# Three car policy?



## Cardiff R33 (Jan 16, 2004)

I have an R35 GTR, wife has an evoque. Hopefully buying a friends R34 next week so am thinking of insurance. Does anyone on here offer such policies, me and the wife have full no claims etc and at least one car will be left at home each day obviously, both GTR's will be garaged.

Thanks in advance


----------



## SamboGrove (Jun 27, 2010)

I've found admiral to be very good at insuring the GT-R on a multi car policy as long a it's not crazily modded alongside 2 'normal' cars.

Not sure what they're like on R34s though. Worth giving them a try though.


----------



## Cardiff R33 (Jan 16, 2004)

The R34 is modded so cant see Admiral doing it, hoping a specialist on here will post on this thread.
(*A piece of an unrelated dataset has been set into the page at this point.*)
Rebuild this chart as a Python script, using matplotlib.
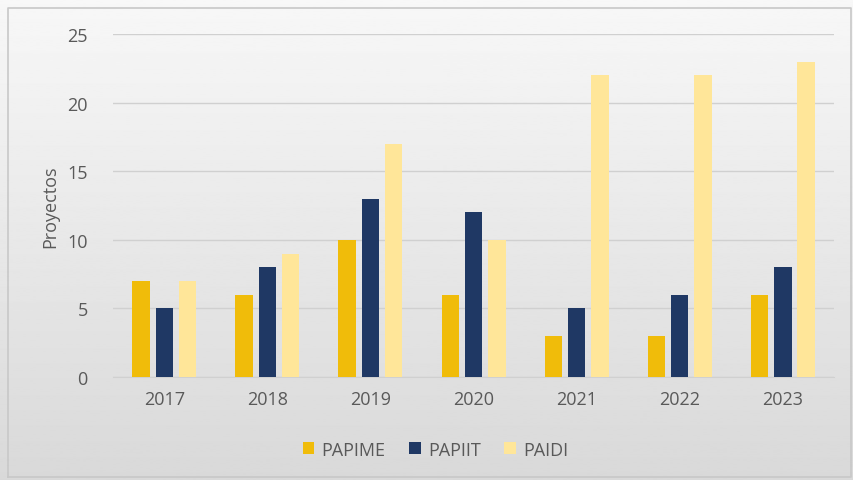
import matplotlib.pyplot as plt
import numpy as np

years = ["2017", "2018", "2019", "2020", "2021", "2022", "2023"]
papime = [7, 6, 10, 6, 3, 3, 6]
papiit = [5, 8, 13, 12, 5, 6, 8]
paidi = [7, 9, 17, 10, 22, 22, 23]

colors = ["#F0BC0A", "#1F3864", "#FFE699"]
text_col = "#595959"

plt.rcParams['font.family'] = ['Open Sans', 'DejaVu Sans']

fig = plt.figure(figsize=(8.54, 4.81), dpi=100)

# fondo degradado
bg = fig.add_axes([0, 0, 1, 1], zorder=-10)
grad = np.linspace(0.97, 0.85, 256).reshape(-1, 1)
bg.imshow(grad, aspect="auto", cmap="gray", vmin=0, vmax=1, extent=[0, 1, 0, 1])
bg.plot([0.009, 0.996, 0.996, 0.009, 0.009], [0.006, 0.006, 0.981, 0.981, 0.006],
        color="#c8c8c8", lw=1.2)
bg.set_xlim(0, 1)
bg.set_ylim(0, 1)
bg.axis("off")

ax = fig.add_axes([0.132, 0.214, 0.845, 0.713])
ax.patch.set_alpha(0)

x = np.arange(len(years))
w = 0.17
off = 0.225
ax.bar(x - off, papime, w, color=colors[0], label="PAPIME", zorder=3)
ax.bar(x, papiit, w, color=colors[1], label="PAPIIT", zorder=3)
ax.bar(x + off, paidi, w, color=colors[2], label="PAIDI", zorder=3)

ax.set_xlim(-0.5, 6.5)
ax.set_ylim(0, 25)
ax.set_yticks(range(0, 26, 5))
ax.set_xticks(x)
ax.set_xticklabels(years)
ax.yaxis.grid(True, color="#d0d0d0", lw=1)
ax.set_axisbelow(True)
for s in ["top", "right", "left"]:
    ax.spines[s].set_visible(False)
ax.spines["bottom"].set_color("#d0d0d0")
ax.tick_params(axis="both", length=0, colors=text_col, labelsize=13)
ax.tick_params(axis="y", pad=18)
ax.tick_params(axis="x", pad=9)
ax.set_ylabel("Proyectos", color=text_col, fontsize=13, labelpad=6)

fig.legend(loc="center", bbox_to_anchor=(0.51, 0.063), ncol=3, frameon=False,
           fontsize=13, labelcolor=text_col, handlelength=0.65, handleheight=0.65,
           columnspacing=1.3, handletextpad=0.4)

plt.savefig("out.png", dpi=100)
Thanks for the thought though *****


----------



## Keith Michaels (Apr 3, 2009)

Cardiff R33 said:


> The R34 is modded so cant see Admiral doing it, hoping a specialist on here will post on this thread.
> 
> Thanks for the thought though *****


Hi Cardiff, 

If you could please PM some more information I'll pass it on to the relevant department and get them to give you a call. 

If you could let me know your ages, your postcode, the reg's of the cars you want insured and any modifications made to them that would be great. If you could also let me know a contact number that it's best to reach you on I'd appreciate it. 

Thanks in advance, 

Matt


----------



## whpFarmer (Oct 3, 2014)

I got my insurance rate down by 12% on the R35 just by asking the insurance agency for a better price.
Might not be the same in Gb, but in total I pay less using three different insurance agencies. Different car types makes for different agencies, at least here.


----------



## Cardiff R33 (Jan 16, 2004)

Cheers Matt, I will be in contact next week


----------



## misters3 (Jun 23, 2008)

Admiral multi car

Mirrored ncb across 3 cars. 35, x5, 306gti.

Mods covered


----------



## Adrian Flux Insurance Services (Nov 1, 2010)

Hi,
Please feel free to give us a try if you like. We can offer multi car policies. If you wanted to PM me your contact details I'd be happy to arrange for one of my quotes team to give you a call back.
Regards,
Dan.


----------



## Chronos (Dec 2, 2013)

misters3 said:


> Admiral multi car
> 
> Mirrored ncb across 3 cars. 35, x5, 306gti.
> 
> Mods covered


What mods? Thanks


----------



## misters3 (Jun 23, 2008)

Chronos said:


> What mods? Thanks


Various power and cosmetic mods. 

I can't remember what the % power increase they allow is. Think it maybe 10% and 25%


----------



## Lex DakarDatsun (May 22, 2002)

Adrian Flux Insurance Services said:


> Hi,
> Please feel free to give us a try if you like. We can offer multi car policies. If you wanted to PM me your contact details I'd be happy to arrange for one of my quotes team to give you a call back.
> Regards,
> Dan.


I PMd you 4 days ago about a 4 car policy but have not heard back ?


----------



## SamboGrove (Jun 27, 2010)

I've actually just switched the whole fleet over to sky from admiral as admiral wouldn't cover me for any more mods on the R35. They matched admiral multicar and crucially will cover all mods and actually cover the cost of the mods in the event of the claim. Was very impressed with try chap on the phone too.


----------



## ikeysolomon (May 3, 2012)

I'd give Sky a call. They have been really competitive and insure 5 of my own cars and 3 of my sons (all young drivers)

Steve


----------



## Adrian Flux Insurance Services (Nov 1, 2010)

Lex DakarDatsun said:


> I PMd you 4 days ago about a 4 car policy but have not heard back ?


Hi,
I'm sorry but for some reason I've only just received the notification of your PM. I'll be checking out my e-mail settings next! I'll get onto it when I'm back in the office tomorrow morning.
Regards,
Dan.


----------



## matty32 (Dec 18, 2005)

Adrian Flux Insurance Services said:


> Hi,
> I'm sorry but for some reason I've only just received the notification of your PM. I'll be checking out my e-mail settings next! I'll get onto it when I'm back in the office tomorrow morning.
> Regards,
> Dan.


Dan

I got told you would not do this for me when i rang despite having the gtr with you for many years

Apparently was not possible to add the rx7 to this policy?


----------



## Cardiff R33 (Jan 16, 2004)

Pm sent to Keith michaels and Adrian flux, will contact Sky too


----------



## Samopangy (Nov 20, 2014)

Speak to admiral mate, they are good.


----------



## Cardiff R33 (Jan 16, 2004)

Sorted with Sky


----------